Local rules stipulated that each exchange appointed its own clearing infrastructure, which was not in line with best global practice, Brady added.

Local brokers, who did not want to reveal their identities, told Business Report that there was no incentive for the JSE to change the status quo, as trading fees of R360m per annum, according to their latest financials, is their third biggest revenue driver for the JSE.

“This is by mandating brokers to use a settlement service that was implemented in the early 1980s, and charging us excessive fees to cover the cost of operating the outdated system, but also the privilege of utilising it,” they stated.

They say the high fees remain a very high barrier of entry for new players, and the fact that the JSE system limits the failure for the market at one single point, adds a significant risk premium to every trade.

Brady said the combined cost savings they delivered to the investment industry was a clear sign that significant opportunities remain to lower the cost in key parts of the investment value chain.

According to A2X’s media statement, the savings A2X brings to the industry is done in two ways.

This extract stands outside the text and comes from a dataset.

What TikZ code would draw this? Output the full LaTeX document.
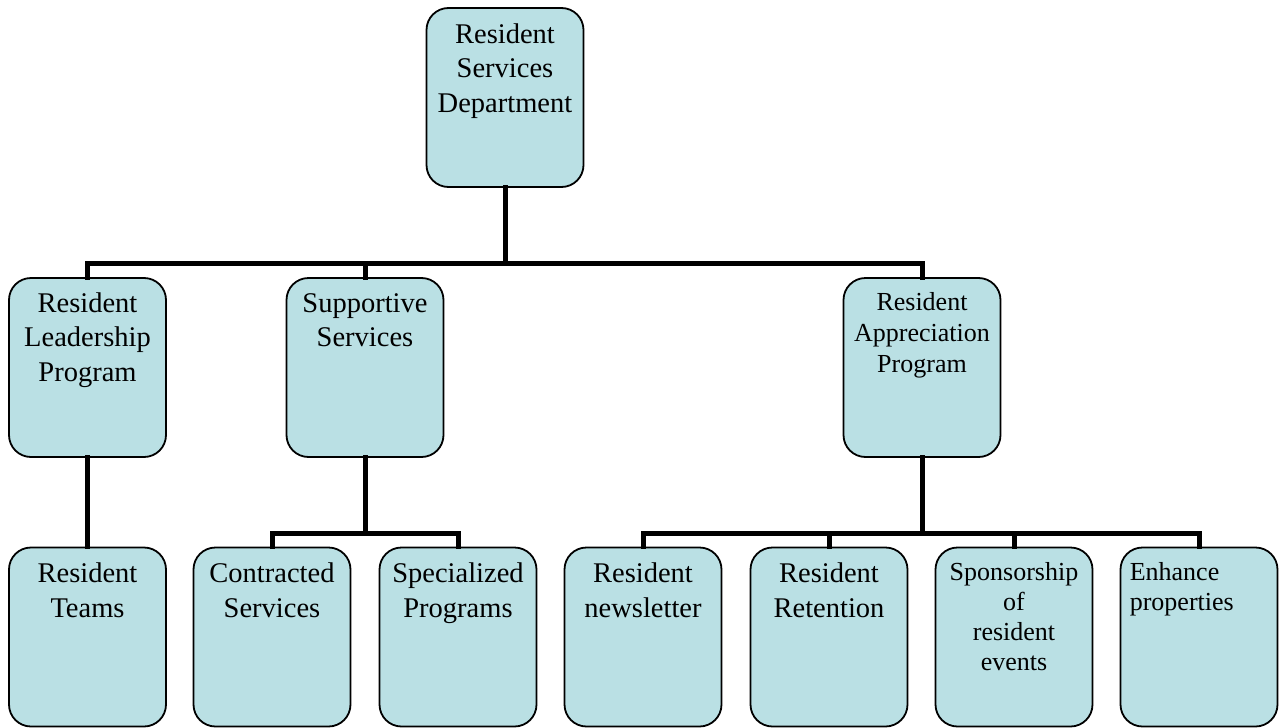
\documentclass[tikz,border=0pt]{standalone}
\usepackage{fontspec}
\setmainfont{Liberation Serif}
\definecolor{boxfill}{RGB}{186,224,228}
\tikzset{
  orgbox/.style={draw=black, line width=1.8pt, fill=boxfill, rounded corners=22pt,
    minimum width=157pt, minimum height=179pt, inner sep=0pt},
  txtbig/.style={align=center, inner sep=0pt, font=\fontsize{28.5}{34.5}\selectfont},
  txtsmall/.style={align=center, inner sep=0pt, font=\fontsize{26}{31}\selectfont},
  txtsmaller/.style={align=center, inner sep=0pt, font=\fontsize{26}{30}\selectfont},
  conn/.style={line width=5pt, line cap=rect}
}
\begin{document}
\begin{tikzpicture}[x=1pt,y=-1pt]
\useasboundingbox (0,0) rectangle (1285,728);
\coordinate (bus1) at (505,263);
% boxes
\node[orgbox] (rsd) at (505,97.5) {};
\node[orgbox] (rlp) at (87.5,367.5) {};
\node[orgbox] (ss) at (365,367.5) {};
\node[orgbox] (rap) at (922,367.5) {};
\node[orgbox] (rt) at (87.5,637) {};
\node[orgbox] (cs) at (272,637) {};
\node[orgbox] (sp) at (458,637) {};
\node[orgbox] (rn) at (643,637) {};
\node[orgbox] (rr) at (829,637) {};
\node[orgbox] (sre) at (1014,637) {};
\node[orgbox] (ep) at (1199,637) {};
% connectors
\draw[conn] (rsd.south) -- (bus1);
\draw[conn] (rlp.north) |- (bus1);
\draw[conn] (ss.north) |- (bus1);
\draw[conn] (rap.north) |- (bus1);
\draw[conn] (rlp.south) -- (rt.north);
\coordinate (bus2) at (365,533);
\draw[conn] (ss.south) -- (bus2);
\draw[conn] (cs.north) |- (bus2);
\draw[conn] (sp.north) |- (bus2);
\coordinate (bus3) at (922,533);
\draw[conn] (rap.south) -- (bus3);
\draw[conn] (rn.north) |- (bus3);
\draw[conn] (rr.north) |- (bus3);
\draw[conn] (sre.north) |- (bus3);
\draw[conn] (ep.north) |- (bus3);
% texts (base anchor = baseline of last line)
\node[txtbig, anchor=base] (trsd) at ([yshift=-105pt]rsd.north) {Resident\\Services\\Department};
\node[txtbig, anchor=base] (trlp) at ([yshift=-104pt]rlp.north) {Resident\\Leadership\\Program};
\node[txtbig, anchor=base] (tss) at ([yshift=-69.5pt]ss.north) {Supportive\\Services};
\node[txtsmall, anchor=base] (trap) at ([yshift=-95pt]rap.north) {Resident\\Appreciation\\Program};
\node[txtbig, anchor=base] (trt) at ([yshift=-70.5pt]rt.north) {Resident\\Teams};
\node[txtbig, anchor=base] (tcs) at ([yshift=-70.5pt]cs.north) {Contracted\\Services};
\node[txtbig, anchor=base] (tsp) at ([yshift=-70.5pt]sp.north) {Specialized\\Programs};
\node[txtbig, anchor=base] (trn) at ([yshift=-70.5pt]rn.north) {Resident\\newsletter};
\node[txtbig, anchor=base] (trr) at ([yshift=-70.5pt]rr.north) {Resident\\Retention};
\node[txtsmaller, anchor=base] (tsre) at ([yshift=-124pt]sre.north) {Sponsorship\\of\\resident\\events};
\node[txtsmaller, align=left, anchor=base west] (tep) at ([xshift=10pt,yshift=-64pt]ep.north west) {Enhance\\properties};
\end{tikzpicture}
\end{document}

Firstly, it is in the form of direct savings, where A2X’s fees on the end-to- end cost of a trade are about 50% lower than the JSE fees. Secondly, the savings are in the form of indirect savings, whereby an investor can capture price improvement via transacting against the narrower bid/offer spreads quoted on the A2X platform.

Lastly, A2X attracts additional liquidity (the volume of shares available at the best bid and offer price), which is not available on other markets.

“These benefits are then delivered to the ordinary person who is seeking to incrementally build their wealth by way of an investment or pension fund product, said Brady.

“As a significant player in the capital markets, we remain mindful that for most people in South Africa, the only wealth they are likely to accumulate over their lifetimes is in their pension fund. Therefore, as responsible industry players, we must constantly look at how we lower costs to benefit the end client. Small, incremental cost savings over, say, a 30-year period can add a significant boost to people’s life savings.”